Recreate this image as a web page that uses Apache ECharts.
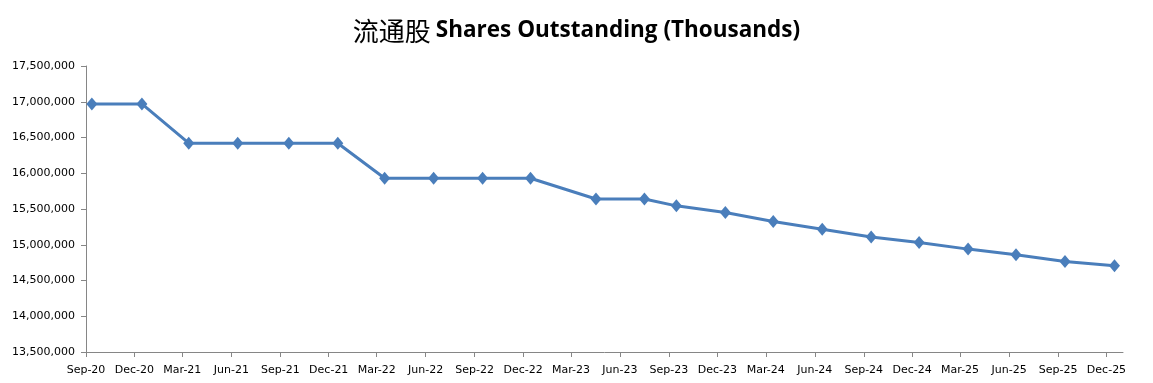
<!DOCTYPE html>
<html>
<head>
<meta charset="utf-8">
<script src="https://cdn.jsdelivr.net/npm/echarts@6/dist/echarts.min.js"></script>
<style>
html,body{margin:0;padding:0;background:#fff;}
#chart{width:1153px;height:383px;}
</style>
</head>
<body>
<div id="chart"></div>
<script>
// Data (thousands of shares), observation dates
const dates = ['2020-09-12','2020-12-15','2021-03-13','2021-06-13','2021-09-17','2021-12-18',
  '2022-03-16','2022-06-16','2022-09-16','2022-12-15','2023-04-17','2023-07-17','2023-09-15',
  '2023-12-16','2024-03-15','2024-06-15','2024-09-15','2024-12-14','2025-03-16','2025-06-14',
  '2025-09-14','2025-12-16'];
const sharesOutstanding = [16970000,16970000,16420000,16420000,16420000,16420000,
  15930000,15930000,15930000,15930000,15640000,15640000,15544000,
  15451000,15325000,15218000,15107000,15032000,14939000,14860000,
  14766000,14706000];
const tickDates = ['2020-09-01','2020-12-01','2021-03-01','2021-06-01','2021-09-01','2021-12-01',
  '2022-03-01','2022-06-01','2022-09-01','2022-12-01','2023-03-01','2023-06-01','2023-09-01',
  '2023-12-01','2024-03-01','2024-06-01','2024-09-01','2024-12-01','2025-03-01','2025-06-01',
  '2025-09-01','2025-12-01'];
const monthNames = ['Jan','Feb','Mar','Apr','May','Jun','Jul','Aug','Sep','Oct','Nov','Dec'];
const xMin = '2020-09-01';
const xMax = '2026-01-01';
const yMin = 13500000, yMax = 17500000, yInterval = 500000;

function toMs(s){ const p = s.split('-').map(Number); return Date.UTC(p[0], p[1]-1, p[2]); }

const chart = echarts.init(document.getElementById('chart'));
const axisColor = '#868686';
const labelFont = 'DejaVu Sans';
const tickMs = tickDates.map(toMs);
chart.setOption({
  animation: false,
  backgroundColor: '#ffffff',
  title: {
    left: 'center', top: 13,
    text: '{cn|流通股} {en|Shares Outstanding (Thousands)}',
    textStyle: {
      rich: {
        cn: { fontFamily: 'Noto Sans CJK SC', fontSize: 26, fontWeight: 'normal', color: '#000' },
        en: { fontFamily: 'Open Sans', fontSize: 22.5, fontWeight: 'bold', color: '#000' }
      }
    }
  },
  grid: { left: 86, right: 30, top: 66, bottom: 31, containLabel: false },
  xAxis: {
    type: 'value',
    min: toMs(xMin), max: toMs(xMax),
    axisLine: { show: true, lineStyle: { color: axisColor, width: 1 } },
    axisTick: { show: true, length: 5, lineStyle: { color: axisColor }, customValues: tickMs },
    axisLabel: {
      customValues: tickMs,
      margin: 13, color: '#000', fontFamily: labelFont, fontSize: 11,
      formatter: function (v) {
        const d = new Date(v);
        return monthNames[d.getUTCMonth()] + '-' + String(d.getUTCFullYear()).slice(2);
      }
    },
    splitLine: { show: false }
  },
  yAxis: {
    type: 'value',
    min: yMin, max: yMax, interval: yInterval,
    axisLine: { show: true, lineStyle: { color: axisColor, width: 1 } },
    axisTick: { show: true, length: 5, lineStyle: { color: axisColor } },
    axisLabel: {
      margin: 11, color: '#000', fontFamily: labelFont, fontSize: 11,
      formatter: function (v) { return v.toLocaleString('en-US'); }
    },
    splitLine: { show: false }
  },
  series: [{
    type: 'line',
    data: dates.map((d, i) => [toMs(d), sharesOutstanding[i]]),
    symbol: 'diamond',
    symbolSize: [11, 13],
    lineStyle: { color: '#4A7EBB', width: 3 },
    itemStyle: { color: '#4A7EBB' }
  }]
});
</script>
</body>
</html>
★ ★ ★ ★ ★
** AIM OF THE TASK **
Omit the pictures, and quote the material above exactly as given.

** RESULT OF THE EXERCISE **
Recreate this image as a web page that uses Apache ECharts.
<!DOCTYPE html>
<html>
<head>
<meta charset="utf-8">
<script src="https://cdn.jsdelivr.net/npm/echarts@6/dist/echarts.min.js"></script>
<style>
html,body{margin:0;padding:0;background:#fff;}
#chart{width:1153px;height:383px;}
</style>
</head>
<body>
<div id="chart"></div>
<script>
// Data (thousands of shares), observation dates
const dates = ['2020-09-12','2020-12-15','2021-03-13','2021-06-13','2021-09-17','2021-12-18',
  '2022-03-16','2022-06-16','2022-09-16','2022-12-15','2023-04-17','2023-07-17','2023-09-15',
  '2023-12-16','2024-03-15','2024-06-15','2024-09-15','2024-12-14','2025-03-16','2025-06-14',
  '2025-09-14','2025-12-16'];
const sharesOutstanding = [16970000,16970000,16420000,16420000,16420000,16420000,
  15930000,15930000,15930000,15930000,15640000,15640000,15544000,
  15451000,15325000,15218000,15107000,15032000,14939000,14860000,
  14766000,14706000];
const tickDates = ['2020-09-01','2020-12-01','2021-03-01','2021-06-01','2021-09-01','2021-12-01',
  '2022-03-01','2022-06-01','2022-09-01','2022-12-01','2023-03-01','2023-06-01','2023-09-01',
  '2023-12-01','2024-03-01','2024-06-01','2024-09-01','2024-12-01','2025-03-01','2025-06-01',
  '2025-09-01','2025-12-01'];
const monthNames = ['Jan','Feb','Mar','Apr','May','Jun','Jul','Aug','Sep','Oct','Nov','Dec'];
const xMin = '2020-09-01';
const xMax = '2026-01-01';
const yMin = 13500000, yMax = 17500000, yInterval = 500000;

function toMs(s){ const p = s.split('-').map(Number); return Date.UTC(p[0], p[1]-1, p[2]); }

const chart = echarts.init(document.getElementById('chart'));
const axisColor = '#868686';
const labelFont = 'DejaVu Sans';
const tickMs = tickDates.map(toMs);
chart.setOption({
  animation: false,
  backgroundColor: '#ffffff',
  title: {
    left: 'center', top: 13,
    text: '{cn|流通股} {en|Shares Outstanding (Thousands)}',
    textStyle: {
      rich: {
        cn: { fontFamily: 'Noto Sans CJK SC', fontSize: 26, fontWeight: 'normal', color: '#000' },
        en: { fontFamily: 'Open Sans', fontSize: 22.5, fontWeight: 'bold', color: '#000' }
      }
    }
  },
  grid: { left: 86, right: 30, top: 66, bottom: 31, containLabel: false },
  xAxis: {
    type: 'value',
    min: toMs(xMin), max: toMs(xMax),
    axisLine: { show: true, lineStyle: { color: axisColor, width: 1 } },
    axisTick: { show: true, length: 5, lineStyle: { color: axisColor }, customValues: tickMs },
    axisLabel: {
      customValues: tickMs,
      margin: 13, color: '#000', fontFamily: labelFont, fontSize: 11,
      formatter: function (v) {
        const d = new Date(v);
        return monthNames[d.getUTCMonth()] + '-' + String(d.getUTCFullYear()).slice(2);
      }
    },
    splitLine: { show: false }
  },
  yAxis: {
    type: 'value',
    min: yMin, max: yMax, interval: yInterval,
    axisLine: { show: true, lineStyle: { color: axisColor, width: 1 } },
    axisTick: { show: true, length: 5, lineStyle: { color: axisColor } },
    axisLabel: {
      margin: 11, color: '#000', fontFamily: labelFont, fontSize: 11,
      formatter: function (v) { return v.toLocaleString('en-US'); }
    },
    splitLine: { show: false }
  },
  series: [{
    type: 'line',
    data: dates.map((d, i) => [toMs(d), sharesOutstanding[i]]),
    symbol: 'diamond',
    symbolSize: [11, 13],
    lineStyle: { color: '#4A7EBB', width: 3 },
    itemStyle: { color: '#4A7EBB' }
  }]
});
</script>
</body>
</html>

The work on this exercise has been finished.